After participating in the celebrations of the 40th anniversary of the European People’s Party in Luxembourg on May 30, Armenian President Serzh Sargsyan the next day went to Astana, Kazakhstan, where a meeting of the Supreme Council of the Eurasian Economic Union (EEU) took place.
Neither in Luxembourg nor in Kazakhstan Sargsyan had formal bilateral meetings, though in Astana the Armenian leader had been expected to meet with Russian President Vladimir Putin, with whom he has not met after the April war in Karabakh.
At the EEU gathering Sargsyan made a statement on Azerbaijan’s aggression, declaring this country a threat to the security and investments in the Russian-led economic union. “The escalation by Azerbaijan at the beginning of April of the situation along the line of contact of Nagorno Karabakh and at the border with Armenia has become a serious challenge to the security of the EEU space. The risk is obvious: either the space of the Eurasian Economic Union will be treated by our international partners as a zone of economic development, stability and security where it is possible to invest, where it is possible to build long-term plans, or all will get used to everything and will proceed from the fact that there are permanent hotbeds of tension and discord. I don’t think that the second scenario is based on the interests of our countries,” President Sargsyan stated.
None of the EEU leaders reacted to Sargsyan’s remarks, and the issue regarding Azerbaijan was not dealt with at the meeting that apparently failed to produce agreement among the presidents of the member states on any major issue. Kazakh President Nursultan Nazarbayev urged his EEU counterparts to seek ways to improve the effectiveness of the EEU in conditions when during the two years of the Union’s existence its trade has fallen sharply.
Meanwhile, in Armenia heated debate is going on regarding the effectiveness of the EEU. It was fueled by the admission made by Deputy Chairman of the State Revenues Committee Armen Alaverdyan, who said during recent discussions in the Armenian Parliament that after the entry into EEU Armenia’s tax revenues have declined significantly. The official stopped short of casting doubt over the effectiveness of the EEU, but emphatically stated that Armenia suffered considerable losses from its entry into the Union.
Meanwhile, in Luxembourg, Sargsyan stressed the importance of the membership of Armenian parties, including the ruling Republican Party headed by him, in the European People’s Party. He spoke about the commonality of democratic European values, which are based on the Christian heritage, and signaled Armenia’s intentions to sign a political document with the EU.

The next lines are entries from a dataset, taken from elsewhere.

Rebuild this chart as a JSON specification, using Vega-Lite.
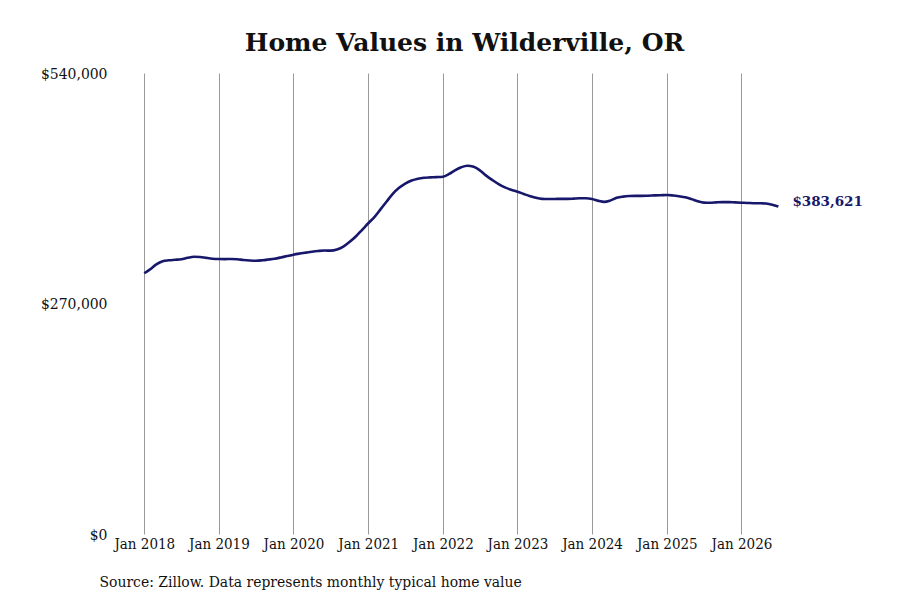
{
  "$schema": "https://vega.github.io/schema/vega-lite/v6.json",
  "autosize": "none",
  "width": 703,
  "height": 461,
  "padding": {"left": 113, "top": 73, "right": 84, "bottom": 66},
  "background": "white",
  "config": {
    "view": {"stroke": null},
    "axis": {"labelFont": "DejaVu Serif Condensed", "titleFont": "DejaVu Serif Condensed", "labelColor": "#111", "titleColor": "#111"},
    "title": {"font": "DejaVu Serif", "color": "#111"}
  },
  "title": {"text": "Home Values in Wilderville, OR", "fontSize": 25, "fontWeight": "bold", "anchor": "middle", "offset": 10},
  "data": {
    "values": [
      {"date": "2018-01-01", "value": 305400}, {"date": "2018-02-01", "value": 310500}, {"date": "2018-03-01", "value": 315800},
      {"date": "2018-04-01", "value": 319500}, {"date": "2018-05-01", "value": 320600}, {"date": "2018-06-01", "value": 321200},
      {"date": "2018-07-01", "value": 321800}, {"date": "2018-08-01", "value": 323500}, {"date": "2018-09-01", "value": 324800},
      {"date": "2018-10-01", "value": 324500}, {"date": "2018-11-01", "value": 323400}, {"date": "2018-12-01", "value": 322500},
      {"date": "2019-01-01", "value": 322100}, {"date": "2019-02-01", "value": 322000}, {"date": "2019-03-01", "value": 322100},
      {"date": "2019-04-01", "value": 321800}, {"date": "2019-05-01", "value": 321000}, {"date": "2019-06-01", "value": 320400},
      {"date": "2019-07-01", "value": 320100}, {"date": "2019-08-01", "value": 320600}, {"date": "2019-09-01", "value": 321500},
      {"date": "2019-10-01", "value": 322500}, {"date": "2019-11-01", "value": 324000}, {"date": "2019-12-01", "value": 325600},
      {"date": "2020-01-01", "value": 327200}, {"date": "2020-02-01", "value": 328500}, {"date": "2020-03-01", "value": 329600},
      {"date": "2020-04-01", "value": 330700}, {"date": "2020-05-01", "value": 331500}, {"date": "2020-06-01", "value": 332000},
      {"date": "2020-07-01", "value": 331900}, {"date": "2020-08-01", "value": 333200}, {"date": "2020-09-01", "value": 336500},
      {"date": "2020-10-01", "value": 342000}, {"date": "2020-11-01", "value": 348500}, {"date": "2020-12-01", "value": 356000},
      {"date": "2021-01-01", "value": 364000}, {"date": "2021-02-01", "value": 371500}, {"date": "2021-03-01", "value": 380000},
      {"date": "2021-04-01", "value": 389500}, {"date": "2021-05-01", "value": 398500}, {"date": "2021-06-01", "value": 405500},
      {"date": "2021-07-01", "value": 410500}, {"date": "2021-08-01", "value": 414000}, {"date": "2021-09-01", "value": 416200},
      {"date": "2021-10-01", "value": 417300}, {"date": "2021-11-01", "value": 417700}, {"date": "2021-12-01", "value": 418000},
      {"date": "2022-01-01", "value": 418500}, {"date": "2022-02-01", "value": 421800}, {"date": "2022-03-01", "value": 426000},
      {"date": "2022-04-01", "value": 429600}, {"date": "2022-05-01", "value": 431400}, {"date": "2022-06-01", "value": 430200},
      {"date": "2022-07-01", "value": 426000}, {"date": "2022-08-01", "value": 419800}, {"date": "2022-09-01", "value": 414500},
      {"date": "2022-10-01", "value": 409800}, {"date": "2022-11-01", "value": 406000}, {"date": "2022-12-01", "value": 403200},
      {"date": "2023-01-01", "value": 401000}, {"date": "2023-02-01", "value": 398300}, {"date": "2023-03-01", "value": 395900},
      {"date": "2023-04-01", "value": 393800}, {"date": "2023-05-01", "value": 392600}, {"date": "2023-06-01", "value": 392400},
      {"date": "2023-07-01", "value": 392400}, {"date": "2023-08-01", "value": 392600}, {"date": "2023-09-01", "value": 392600},
      {"date": "2023-10-01", "value": 392800}, {"date": "2023-11-01", "value": 393200}, {"date": "2023-12-01", "value": 393200},
      {"date": "2024-01-01", "value": 392400}, {"date": "2024-02-01", "value": 390200}, {"date": "2024-03-01", "value": 389000},
      {"date": "2024-04-01", "value": 390800}, {"date": "2024-05-01", "value": 393800}, {"date": "2024-06-01", "value": 395200},
      {"date": "2024-07-01", "value": 395900}, {"date": "2024-08-01", "value": 396100}, {"date": "2024-09-01", "value": 396100},
      {"date": "2024-10-01", "value": 396300}, {"date": "2024-11-01", "value": 396600}, {"date": "2024-12-01", "value": 396800},
      {"date": "2025-01-01", "value": 397100}, {"date": "2025-02-01", "value": 396500}, {"date": "2025-03-01", "value": 395600},
      {"date": "2025-04-01", "value": 394400}, {"date": "2025-05-01", "value": 392300}, {"date": "2025-06-01", "value": 389800},
      {"date": "2025-07-01", "value": 388200}, {"date": "2025-08-01", "value": 388000}, {"date": "2025-09-01", "value": 388500},
      {"date": "2025-10-01", "value": 388800}, {"date": "2025-11-01", "value": 388700}, {"date": "2025-12-01", "value": 388400},
      {"date": "2026-01-01", "value": 388100}, {"date": "2026-02-01", "value": 387800}, {"date": "2026-03-01", "value": 387500},
      {"date": "2026-04-01", "value": 387400}, {"date": "2026-05-01", "value": 387100}, {"date": "2026-06-01", "value": 385800},
      {"date": "2026-07-01", "value": 383621}
    ]
  },
  "encoding": {
    "x": {
      "field": "date",
      "type": "temporal",
      "scale": {"domain": [{"year": 2017, "month": 8, "date": 1}, {"year": 2027, "month": 1, "date": 1}]},
      "axis": {
        "values": [
          {"year": 2018, "month": 1, "date": 1}, {"year": 2019, "month": 1, "date": 1}, {"year": 2020, "month": 1, "date": 1},
          {"year": 2021, "month": 1, "date": 1}, {"year": 2022, "month": 1, "date": 1}, {"year": 2023, "month": 1, "date": 1},
          {"year": 2024, "month": 1, "date": 1}, {"year": 2025, "month": 1, "date": 1}, {"year": 2026, "month": 1, "date": 1}
        ],
        "format": "%b %Y",
        "grid": true,
        "gridColor": "#999999",
        "gridWidth": 1,
        "domain": false,
        "ticks": false,
        "labelFontSize": 15,
        "labelPadding": 2,
        "title": "Source: Zillow. Data represents monthly typical home value",
        "titleFontSize": 15.5,
        "titleFontWeight": "normal",
        "titleAlign": "left",
        "titleBaseline": "middle",
        "titleX": -14,
        "titleY": 47
      }
    },
    "y": {
      "field": "value",
      "type": "quantitative",
      "scale": {"domain": [0, 540000]},
      "axis": {
        "values": [0, 270000, 540000],
        "format": "$,.0f",
        "grid": false,
        "domain": false,
        "ticks": false,
        "labelFontSize": 15.5,
        "labelPadding": 6,
        "title": null
      }
    }
  },
  "layer": [
    {
      "mark": {"type": "line", "interpolate": "monotone", "color": "#17176b", "strokeWidth": 2.6}
    },
    {
      "transform": [{"filter": "datum.value == 383621"}],
      "mark": {"type": "text", "align": "left", "baseline": "middle", "dx": 14, "dy": -5, "font": "DejaVu Serif", "fontWeight": "bold", "fontSize": 13.5, "color": "#17176b"},
      "encoding": {"text": {"field": "value", "type": "quantitative", "format": "$,.0f"}}
    }
  ]
}
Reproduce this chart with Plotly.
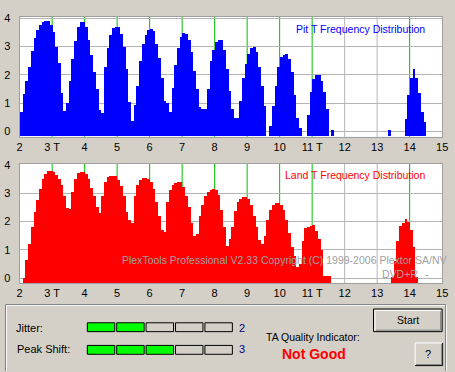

Sargsyan’s visits on May 30 and 31, apparently, had been designed to emphasize the so-called complementarity of the Armenian foreign policy, however, analysts say, the impression has been quite different. Sargsyan’s foreign policy comes down to reassuring Europe about shared values and intentions to deepen relations with simultaneous participation in an economic union whose inefficiency is not being disputed by virtually anyone today. For the opposition and some experts this raises questions about the adequacy of Armenia’s foreign policy and its conformity to national interests.